Casey was born and raised in Northern California. She received a master’s degree in Education Policy from Teachers College, Columbia University. She earned bachelor’s degrees in Community & Regional Development and Asian American Studies from the University of California, Davis.
What’s your favorite thing to do outside of work? (Ex. Hobbies, volunteer work)
I love to travel and explore new places! I also love to cook and am currently attempting to learn how to make Vietnamese dishes using my mother’s recipes.
What drew you to education?
As the daughter of Vietnamese immigrants, I am fortunate to be able to say that I am on a path to pursue my passions. My parents did not have the same luxury but still held onto the idea of education as a driver of access and opportunity for me growing up. It has therefore been a strong and consistent theme throughout my life – whether it was learning how to navigate my own journey through education or working to ensure others had access to resources to pursue theirs.
Why are you passionate about working at Ed Trust?

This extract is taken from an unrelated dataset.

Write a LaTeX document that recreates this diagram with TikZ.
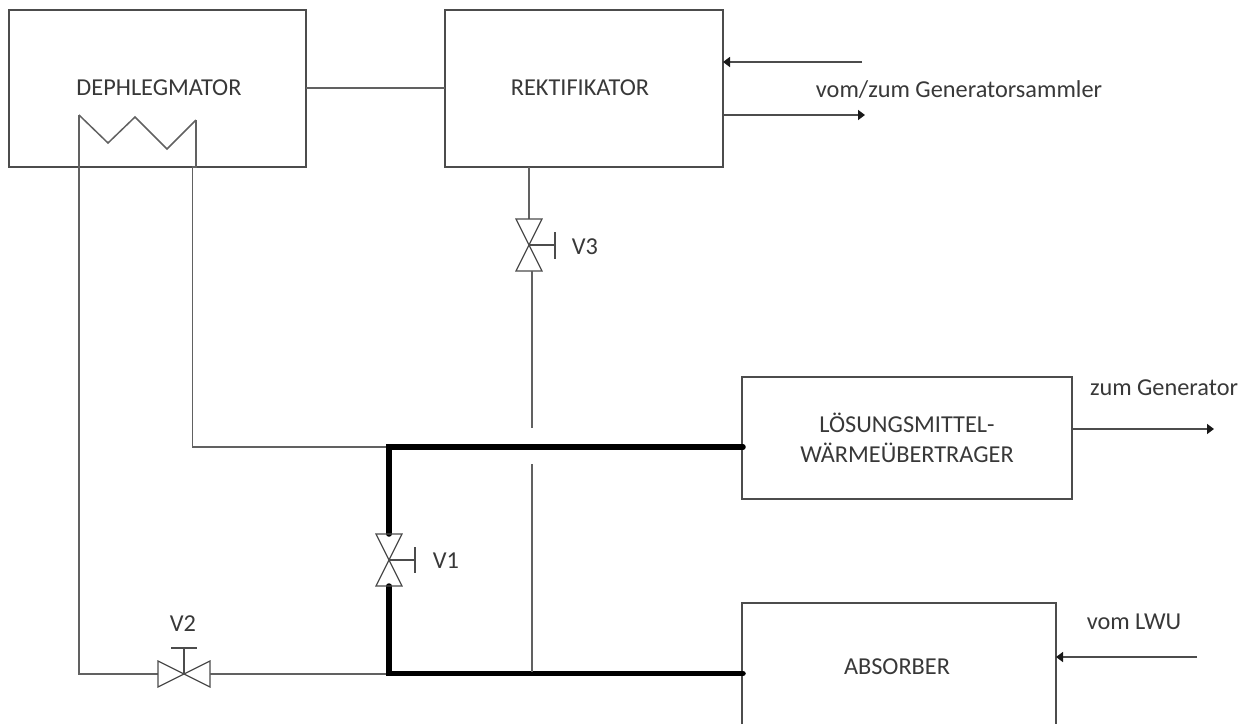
\documentclass[tikz,border=0pt]{standalone}
\usepackage{fontspec}
\setmainfont{Carlito}
\usetikzlibrary{arrows.meta}
\tikzset{
  x=1pt,y=-1pt,
  box/.style={draw=black!70,line width=1.5pt,inner sep=0pt,outer sep=0pt},
  pipe/.style={draw=black!62,line width=1.5pt},
  heavypipe/.style={draw=black,line width=5.5pt},
  arrowpipe/.style={draw=black!70,line width=1.5pt,-{Triangle[length=7pt,width=10pt,color=black!90]}},
  lbl/.style={font=\fontsize{24.3}{30}\selectfont,text=black!78,inner sep=0pt,align=center},
  valve/.style={draw=black!70,line width=1.2pt,line join=miter}
}
\begin{document}
\begin{tikzpicture}
\useasboundingbox (0,0) rectangle (1252,724);
% boxes
\node[box,minimum width=297pt,minimum height=157pt] (deph) at (157.5,88.5) {};
\node[box,minimum width=278pt,minimum height=157pt] (rekt) at (584,88.5) {};
\node[box,minimum width=330pt,minimum height=122pt] (loes) at (907,438) {};
\coordinate (abTL) at (742,603); \coordinate (abTR) at (1056,603);
\coordinate (abBL) at (742,724); \coordinate (abBR) at (1056,724);
\draw[box] (abBL) -- (abTL) -- (abTR) -- (abBR);
% labels
\node[lbl] (tdeph) at (159,88) {DEPHLEGMATOR};
\node[lbl] (trekt) at (580,88) {REKTIFIKATOR};
\node[lbl] (tloes) at (907,438) {LÖSUNGSMITTEL-\\WÄRMEÜBERTRAGER};
\node[lbl] (tabs) at (897,667) {ABSORBER};
\node[lbl] (tgs) at (959,90) {vom/zum Generatorsammler};
\node[lbl] (tzg) at (1164,388) {zum Generator};
\node[lbl] (tlwu) at (1134,622) {vom LWU};
\node[lbl] (tv1) at (446,561) {V1};
\node[lbl] (tv2) at (183,624) {V2};
\node[lbl] (tv3) at (585,247) {V3};
% coil in dephlegmator
\coordinate (c1) at (79,115);
\coordinate (c5) at (196,120);
\draw[pipe] (c1) -- (108,143) -- (135,117) -- (167,149) -- (c5);
\draw[pipe] (c1) -- (79,674) -- (158,674);
\draw[pipe] (c5) -- (196,167) -- (192.5,167) -- (192.5,447) -- (388,447);
% deph - rekt
\draw[pipe] (deph.east |- 0,88) -- (rekt.west |- 0,88);
% V2
\coordinate (v2c) at (184,674);
\draw[valve] (158,661) -- (210,687) -- (210,661) -- (158,687) -- cycle;
\draw[valve] (v2c) -- (184,648);
\draw[valve,line width=1.8pt] (171,648) -- (197,648);
\draw[pipe] (210,674) -- (388,674);
% thick lines
\draw[heavypipe,line cap=round] (743,447) -- (389,447) -- (389,534);
\draw[heavypipe,line cap=round] (743,673.5) -- (389,673.5) -- (389,586);
% V1
\coordinate (v1c) at (389,560);
\draw[valve] (376,534) -- (402,586) -- (376,586) -- (402,534) -- cycle;
\draw[valve] (v1c) -- (415,560);
\draw[valve,line width=1.5pt] (415,547) -- (415,573);
% V3
\coordinate (v3c) at (529,245);
\draw[pipe] (rekt.south -| 529,0) -- (529,219);
\draw[valve] (516,219) -- (542,271) -- (516,271) -- (542,219) -- cycle;
\draw[valve] (v3c) -- (555,245);
\draw[valve,line width=1.5pt] (555,232) -- (555,259);
\draw[pipe] (532,271) -- (532,428);
\draw[pipe] (532,464) -- (532,672);
% arrows
\draw[arrowpipe] (862,62) -- (rekt.east |- 0,62);
\draw[arrowpipe] (rekt.east |- 0,115) -- (865,115);
\draw[arrowpipe] (loes.east |- 0,429) -- (1214,429);
\draw[arrowpipe] (1197,657) -- (1056,657);
\end{tikzpicture}
\end{document}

In high school, I participated in an Early Academic Outreach Program which helped prepare low-income students and students of color from all over the Bay Area (Northern California) for college. As soon as I could, I came back to the same organization and began working to close gaps in college access for students who came from the same communities and with whom I shared similar backgrounds. This experience catapulted me into the world of education and my interest in it continued to grow as I became more involved in student activism and community organizing. Fast forward to now, I am still fiercely passionate about advocating for students who are first-generation, low-income, and students of color and I am grateful that it is what I am able to do here at Ed Trust–NY.